Re: Virtual connect lost OA communication & domain check point error



This was a fully operational enclosure and no changes to configuration were made in the recent past.


* First of all, servers inside this enclosure are operational(for now) with no impact on ethernet or SAN access.
* Checked EBIPA. VC modules have proper IP addresses. Can login to OA and VC with no issues.
* OA does not have any error indicator for the enclosure.
* Logging in to VC, greeted with attached vc_error_message pop up window.
* Last successful domain check point was 1/15/2010 @ 1045AM. Check point error message is also attached.
* Domain status is in "critical" state.
* Hardware overview section has interconnect bays marked with "?". No other warning or minor level error indicators are present via VCM console.
* Enclosure overall status is failed (from VCM, OA is OK); as seen in "enclosure_status" screen shot. From there I try to test OA communication by entering OA credentials and that too fails.

From VC syslog:
********
2010-01-12T11:20:54-05:00 VCETW283001N2 vcmd: [SVR:enc0:dev3:5010:Info] Server state OK : Component fully operational
2010-01-12T11:20:54-05:00 VCETW283001N2 vcmd: [SVR:Bay 3:5002:Info] Server inserted
2010-01-15T07:51:01-05:00 VCETW283001N2 vcmd: [ENC:iwojima:2013:Critical] Enclosure state FAILED : Component is not operational due to an error
2010-01-15T07:51:01-05:00 VCETW283001N2 vcmd: [VCD:iwojima_vc_domain:1022:Critical] Domain state FAILED : Component is not operational due to an error
********

So we first had above errors, 1/15/2010 @ 7:51 AM. VC domain became unresponsive, got the SIM pages.
Then at about 10:45AM same day, last successful domain check point.

I pretty much see this is going to require us to take a down time and re-seat everything in the enclosure.

What do you think about reliability/availability/serviceability of your VC enclosure set ups?
Do you all have these kind of sporadic failures with your VC enabled enclosures?
Do you think HP is asking too many re-seat/resets from their customers?

And I am not buying in to upgrade your f/w and you'll be good line anymore. Been there done that.
Nothing HP can point out to me about a particular fix resolving my issue with these upgrades.
Last time I worked with HP for another enclosure issue, support person told me that they can not guarantee "then" current f/w upgrade will be a stable platform to run on.
There may be undiscovered bugs etc.

OK, let me hear what you have to say...


Terri Harris
Honored Contributor

Re: Virtual connect lost OA communication & domain check point error

This is an issue that HP has seen in the past. Physically reseating the OA modules & tray and/or the Virtual Connect modules once should resolve this.
Physically reseating just one time typically resolves the issue(s).
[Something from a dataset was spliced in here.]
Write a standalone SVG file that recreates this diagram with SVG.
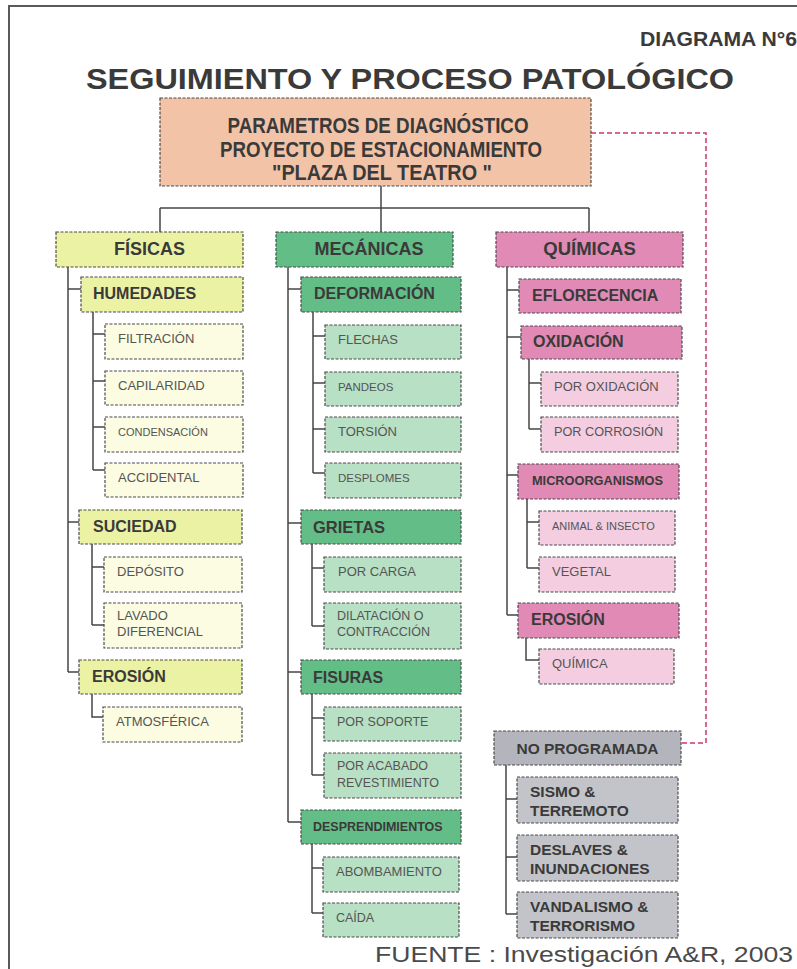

If it does not, HP needs to collect the logs and review this enclosure.
pakm11
Advisor

Re: Virtual connect lost OA communication & domain check point error

Thanks for the reply.
I have an outstanding case with HP.
I have provided them all the info they'll need.
Config scripts, showall out etc etc,.
First line support asked me to reseat.
And while at it, I am told, I should upgrade FW.
He indicated I may not get this escalated before I upgrade FW.
I am holding off on that for now.
Meanwhile I circled back with post-sale tech support from Prosysis/HP.
Waiting to hear back from them as well.
What is the normal for FW upgrades?
Should we schedule one for every quarter or what?
It seems like VC modules will be requiring a lot of "tending to".
Thanks
marcus1234
Honored Contributor

Re: Virtual connect lost OA communication & domain check point error

hmm i have noticed on occasions when i have seen this type of issue ,
almost all of the time the firmware updates "Jumped" a few versions at once,

I suggest/suspect reseating interconnects and then the OA , causes the OA to do a "Full" rescan of all inventory and and once again it is aware of the components it overviews
:)
Terri Harris
Honored Contributor

Re: Virtual connect lost OA communication & domain check point error

I do agree with Mark. If the OA/VC firmware is allowed to get too many revisions behind and major upgrades are required, this can also create the situation you are currently experiencing. But otherwise it is a one-time physical reseating of the components unless the enclosure has been moved.